TASK REQUIREMENTS
Find and return each line containing "this".

Entries with chart source code:
******
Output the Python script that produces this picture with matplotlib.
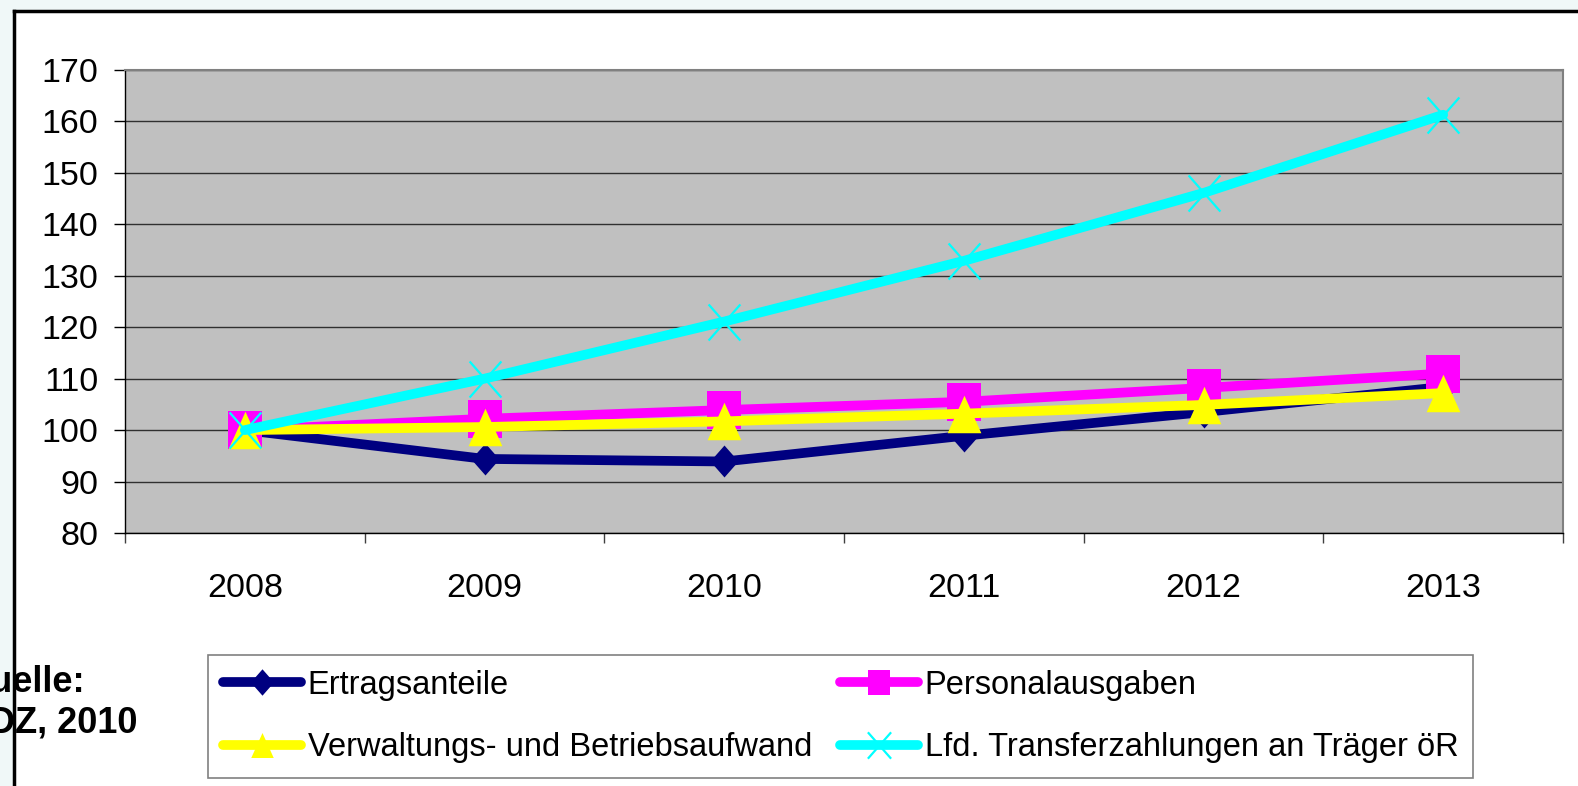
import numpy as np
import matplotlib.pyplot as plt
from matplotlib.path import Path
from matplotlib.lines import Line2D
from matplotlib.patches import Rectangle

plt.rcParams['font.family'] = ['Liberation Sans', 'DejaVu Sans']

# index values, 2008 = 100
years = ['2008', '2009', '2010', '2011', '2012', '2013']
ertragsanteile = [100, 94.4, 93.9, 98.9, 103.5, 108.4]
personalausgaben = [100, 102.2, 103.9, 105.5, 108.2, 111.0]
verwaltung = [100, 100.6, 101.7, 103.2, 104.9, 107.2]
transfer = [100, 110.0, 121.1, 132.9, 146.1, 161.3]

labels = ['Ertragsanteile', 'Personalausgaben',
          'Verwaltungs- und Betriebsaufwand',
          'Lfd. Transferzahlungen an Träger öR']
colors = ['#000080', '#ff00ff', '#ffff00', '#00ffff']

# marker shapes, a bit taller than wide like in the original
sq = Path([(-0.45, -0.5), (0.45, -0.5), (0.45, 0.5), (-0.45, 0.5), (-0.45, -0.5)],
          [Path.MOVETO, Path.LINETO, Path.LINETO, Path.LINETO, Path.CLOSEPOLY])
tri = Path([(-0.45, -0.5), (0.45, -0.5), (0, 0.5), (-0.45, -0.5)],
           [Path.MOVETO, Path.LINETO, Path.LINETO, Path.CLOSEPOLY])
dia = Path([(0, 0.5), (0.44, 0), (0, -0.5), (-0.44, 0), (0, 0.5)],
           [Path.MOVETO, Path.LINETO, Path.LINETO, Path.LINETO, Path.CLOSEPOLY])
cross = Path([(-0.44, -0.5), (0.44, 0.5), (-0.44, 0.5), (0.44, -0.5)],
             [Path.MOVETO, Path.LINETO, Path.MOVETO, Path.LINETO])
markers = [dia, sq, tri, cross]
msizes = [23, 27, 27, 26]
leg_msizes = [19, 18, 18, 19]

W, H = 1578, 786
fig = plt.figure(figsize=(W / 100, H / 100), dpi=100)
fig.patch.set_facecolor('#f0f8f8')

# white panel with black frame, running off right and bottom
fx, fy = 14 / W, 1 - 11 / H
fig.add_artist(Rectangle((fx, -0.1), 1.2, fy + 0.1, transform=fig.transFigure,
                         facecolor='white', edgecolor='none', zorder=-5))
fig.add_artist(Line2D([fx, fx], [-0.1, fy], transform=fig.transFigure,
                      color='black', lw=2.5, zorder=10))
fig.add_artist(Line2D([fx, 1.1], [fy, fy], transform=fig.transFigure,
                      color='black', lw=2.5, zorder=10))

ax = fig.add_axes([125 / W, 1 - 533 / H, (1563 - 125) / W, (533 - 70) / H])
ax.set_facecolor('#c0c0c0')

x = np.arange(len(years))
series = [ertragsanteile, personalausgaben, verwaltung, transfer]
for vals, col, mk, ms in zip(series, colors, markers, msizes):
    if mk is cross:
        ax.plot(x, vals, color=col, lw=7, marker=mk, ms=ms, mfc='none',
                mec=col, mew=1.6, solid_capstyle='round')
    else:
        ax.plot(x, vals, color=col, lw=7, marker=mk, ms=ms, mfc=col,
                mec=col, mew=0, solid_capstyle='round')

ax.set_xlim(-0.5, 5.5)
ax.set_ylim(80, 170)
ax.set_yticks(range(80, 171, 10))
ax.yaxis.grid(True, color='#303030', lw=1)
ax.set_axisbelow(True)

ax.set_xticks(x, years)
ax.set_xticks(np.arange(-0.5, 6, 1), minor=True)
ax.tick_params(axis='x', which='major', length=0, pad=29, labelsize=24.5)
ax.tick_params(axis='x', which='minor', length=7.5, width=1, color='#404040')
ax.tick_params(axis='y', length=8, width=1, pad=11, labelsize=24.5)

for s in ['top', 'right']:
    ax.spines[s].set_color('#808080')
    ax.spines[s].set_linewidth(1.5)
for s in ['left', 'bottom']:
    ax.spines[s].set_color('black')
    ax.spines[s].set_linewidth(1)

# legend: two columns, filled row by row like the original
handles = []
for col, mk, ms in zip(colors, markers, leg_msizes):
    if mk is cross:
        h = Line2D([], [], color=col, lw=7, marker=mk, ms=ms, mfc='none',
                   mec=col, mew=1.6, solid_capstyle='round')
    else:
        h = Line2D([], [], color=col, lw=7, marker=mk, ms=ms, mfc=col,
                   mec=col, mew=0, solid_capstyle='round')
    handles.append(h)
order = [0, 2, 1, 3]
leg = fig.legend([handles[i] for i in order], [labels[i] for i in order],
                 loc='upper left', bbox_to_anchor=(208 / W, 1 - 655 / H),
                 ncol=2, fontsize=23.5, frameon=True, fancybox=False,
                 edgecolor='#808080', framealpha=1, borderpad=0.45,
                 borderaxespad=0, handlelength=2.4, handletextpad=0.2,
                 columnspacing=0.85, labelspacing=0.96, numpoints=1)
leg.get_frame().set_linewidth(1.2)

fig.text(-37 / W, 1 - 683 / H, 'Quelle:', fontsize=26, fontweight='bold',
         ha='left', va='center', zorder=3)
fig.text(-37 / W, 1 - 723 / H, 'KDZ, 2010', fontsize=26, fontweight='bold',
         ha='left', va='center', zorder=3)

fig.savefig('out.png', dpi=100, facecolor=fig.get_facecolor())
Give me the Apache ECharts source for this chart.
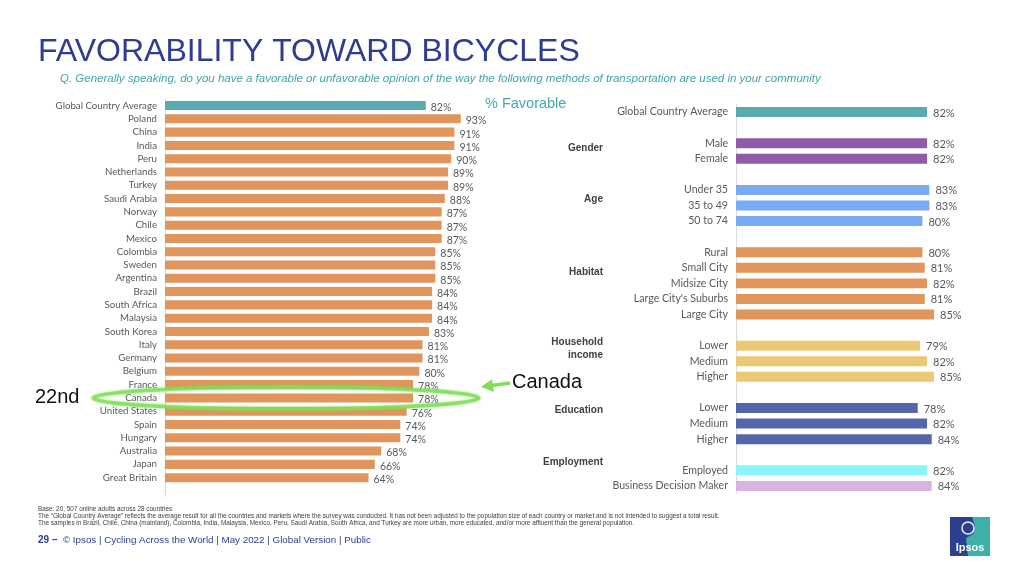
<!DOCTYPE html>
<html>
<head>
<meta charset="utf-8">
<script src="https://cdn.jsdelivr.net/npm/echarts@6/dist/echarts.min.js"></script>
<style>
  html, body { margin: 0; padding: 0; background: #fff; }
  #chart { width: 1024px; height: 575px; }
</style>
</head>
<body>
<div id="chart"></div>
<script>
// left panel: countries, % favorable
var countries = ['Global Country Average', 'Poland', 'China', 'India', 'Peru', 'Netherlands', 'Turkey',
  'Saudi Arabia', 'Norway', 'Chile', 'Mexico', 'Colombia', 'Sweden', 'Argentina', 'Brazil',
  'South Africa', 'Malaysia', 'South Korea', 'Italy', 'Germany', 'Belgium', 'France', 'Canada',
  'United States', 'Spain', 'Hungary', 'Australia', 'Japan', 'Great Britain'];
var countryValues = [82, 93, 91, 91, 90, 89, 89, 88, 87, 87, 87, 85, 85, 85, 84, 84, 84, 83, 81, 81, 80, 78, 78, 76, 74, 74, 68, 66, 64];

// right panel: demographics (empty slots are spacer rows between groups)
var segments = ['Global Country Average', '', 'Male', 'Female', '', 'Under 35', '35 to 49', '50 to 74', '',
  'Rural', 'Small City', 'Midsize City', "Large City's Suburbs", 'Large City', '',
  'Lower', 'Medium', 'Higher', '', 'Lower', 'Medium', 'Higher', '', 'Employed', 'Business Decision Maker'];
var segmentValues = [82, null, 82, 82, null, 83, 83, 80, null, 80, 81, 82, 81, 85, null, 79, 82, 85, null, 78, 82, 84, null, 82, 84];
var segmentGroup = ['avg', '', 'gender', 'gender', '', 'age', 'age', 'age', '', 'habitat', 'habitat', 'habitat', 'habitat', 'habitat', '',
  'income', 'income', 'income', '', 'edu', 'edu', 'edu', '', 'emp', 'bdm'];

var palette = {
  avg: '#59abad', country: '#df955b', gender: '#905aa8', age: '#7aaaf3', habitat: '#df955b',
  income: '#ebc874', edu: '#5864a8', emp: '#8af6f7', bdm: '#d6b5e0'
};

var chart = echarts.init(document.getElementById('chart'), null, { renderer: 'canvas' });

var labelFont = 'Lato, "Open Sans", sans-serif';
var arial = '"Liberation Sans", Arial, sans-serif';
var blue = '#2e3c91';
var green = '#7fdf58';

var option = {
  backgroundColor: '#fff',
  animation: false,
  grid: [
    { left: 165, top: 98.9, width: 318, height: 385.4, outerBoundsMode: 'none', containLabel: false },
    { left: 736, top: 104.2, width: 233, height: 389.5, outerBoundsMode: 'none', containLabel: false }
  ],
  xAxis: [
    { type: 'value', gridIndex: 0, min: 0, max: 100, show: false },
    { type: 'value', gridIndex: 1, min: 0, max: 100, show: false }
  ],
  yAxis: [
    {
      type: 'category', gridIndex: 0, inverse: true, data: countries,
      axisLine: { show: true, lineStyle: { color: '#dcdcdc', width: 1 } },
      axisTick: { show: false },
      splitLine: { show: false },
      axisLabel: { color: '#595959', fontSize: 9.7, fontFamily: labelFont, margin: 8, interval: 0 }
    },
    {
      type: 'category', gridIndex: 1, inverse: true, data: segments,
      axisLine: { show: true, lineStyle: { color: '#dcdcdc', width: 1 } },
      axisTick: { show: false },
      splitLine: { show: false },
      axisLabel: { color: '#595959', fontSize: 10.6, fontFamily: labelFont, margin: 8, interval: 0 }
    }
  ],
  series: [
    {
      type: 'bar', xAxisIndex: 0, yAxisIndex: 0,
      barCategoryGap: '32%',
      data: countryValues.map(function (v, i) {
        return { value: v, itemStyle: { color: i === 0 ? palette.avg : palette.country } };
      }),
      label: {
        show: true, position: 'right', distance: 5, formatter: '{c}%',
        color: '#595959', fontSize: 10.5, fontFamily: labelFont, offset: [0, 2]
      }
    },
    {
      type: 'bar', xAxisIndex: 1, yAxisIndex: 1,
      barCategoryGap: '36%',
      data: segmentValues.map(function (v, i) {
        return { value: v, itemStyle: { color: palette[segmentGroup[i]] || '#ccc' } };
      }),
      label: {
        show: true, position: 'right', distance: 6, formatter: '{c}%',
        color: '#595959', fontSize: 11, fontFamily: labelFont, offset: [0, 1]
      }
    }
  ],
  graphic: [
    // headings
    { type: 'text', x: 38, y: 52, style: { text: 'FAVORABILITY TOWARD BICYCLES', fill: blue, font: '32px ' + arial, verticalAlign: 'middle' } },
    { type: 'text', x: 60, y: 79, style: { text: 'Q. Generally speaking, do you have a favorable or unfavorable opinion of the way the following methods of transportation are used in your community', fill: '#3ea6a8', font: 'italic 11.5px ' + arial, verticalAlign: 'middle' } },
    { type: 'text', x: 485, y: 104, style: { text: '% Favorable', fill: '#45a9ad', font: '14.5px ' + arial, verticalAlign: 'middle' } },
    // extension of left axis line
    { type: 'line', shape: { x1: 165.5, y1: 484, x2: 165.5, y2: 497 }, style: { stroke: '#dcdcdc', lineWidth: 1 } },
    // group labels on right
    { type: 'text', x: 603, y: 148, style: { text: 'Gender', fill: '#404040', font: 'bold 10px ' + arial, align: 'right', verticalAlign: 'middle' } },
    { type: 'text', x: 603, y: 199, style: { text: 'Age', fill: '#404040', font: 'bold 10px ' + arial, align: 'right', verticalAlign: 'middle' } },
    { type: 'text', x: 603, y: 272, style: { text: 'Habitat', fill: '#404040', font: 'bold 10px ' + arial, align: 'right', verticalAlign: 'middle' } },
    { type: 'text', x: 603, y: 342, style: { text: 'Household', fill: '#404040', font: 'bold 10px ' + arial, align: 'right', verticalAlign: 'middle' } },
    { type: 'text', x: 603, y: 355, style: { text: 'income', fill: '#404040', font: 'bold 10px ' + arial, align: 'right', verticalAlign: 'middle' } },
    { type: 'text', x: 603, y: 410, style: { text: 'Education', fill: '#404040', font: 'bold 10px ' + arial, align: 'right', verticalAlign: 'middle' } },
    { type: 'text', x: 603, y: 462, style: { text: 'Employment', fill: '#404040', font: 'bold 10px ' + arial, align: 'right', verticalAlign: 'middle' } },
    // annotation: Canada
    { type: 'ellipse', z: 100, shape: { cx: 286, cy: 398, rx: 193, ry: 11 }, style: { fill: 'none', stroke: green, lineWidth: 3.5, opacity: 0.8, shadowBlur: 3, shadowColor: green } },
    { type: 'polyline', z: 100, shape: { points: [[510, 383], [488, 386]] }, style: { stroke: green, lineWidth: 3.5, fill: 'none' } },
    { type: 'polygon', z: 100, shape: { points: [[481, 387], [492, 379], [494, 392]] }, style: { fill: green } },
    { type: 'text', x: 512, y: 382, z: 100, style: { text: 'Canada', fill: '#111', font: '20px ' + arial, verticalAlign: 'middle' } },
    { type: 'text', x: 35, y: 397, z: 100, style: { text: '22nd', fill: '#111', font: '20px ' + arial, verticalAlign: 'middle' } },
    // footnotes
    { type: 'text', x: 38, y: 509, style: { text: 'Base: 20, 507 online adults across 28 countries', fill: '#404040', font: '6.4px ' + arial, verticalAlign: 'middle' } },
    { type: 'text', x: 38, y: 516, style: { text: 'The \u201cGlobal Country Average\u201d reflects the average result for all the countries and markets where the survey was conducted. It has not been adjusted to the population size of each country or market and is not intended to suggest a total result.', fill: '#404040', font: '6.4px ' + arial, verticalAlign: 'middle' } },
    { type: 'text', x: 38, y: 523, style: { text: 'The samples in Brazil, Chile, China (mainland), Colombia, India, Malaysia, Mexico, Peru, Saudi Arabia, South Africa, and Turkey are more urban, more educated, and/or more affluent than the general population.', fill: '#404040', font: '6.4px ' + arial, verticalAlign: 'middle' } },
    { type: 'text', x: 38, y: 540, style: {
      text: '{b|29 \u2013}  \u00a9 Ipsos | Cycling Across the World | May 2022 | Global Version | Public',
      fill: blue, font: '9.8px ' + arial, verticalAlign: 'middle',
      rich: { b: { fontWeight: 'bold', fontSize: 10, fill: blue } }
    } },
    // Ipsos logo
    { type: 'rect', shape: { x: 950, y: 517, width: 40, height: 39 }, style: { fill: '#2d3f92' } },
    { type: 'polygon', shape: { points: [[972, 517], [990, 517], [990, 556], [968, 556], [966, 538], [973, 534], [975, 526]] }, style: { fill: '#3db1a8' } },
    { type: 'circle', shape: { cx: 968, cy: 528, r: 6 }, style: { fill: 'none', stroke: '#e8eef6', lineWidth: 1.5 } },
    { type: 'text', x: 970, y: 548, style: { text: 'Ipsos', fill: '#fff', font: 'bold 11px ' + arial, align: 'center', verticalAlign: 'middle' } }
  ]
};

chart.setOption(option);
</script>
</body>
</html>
******
EXERCISE SOLUTION
Output the Python script that produces this picture with matplotlib.
Give me the Apache ECharts source for this chart.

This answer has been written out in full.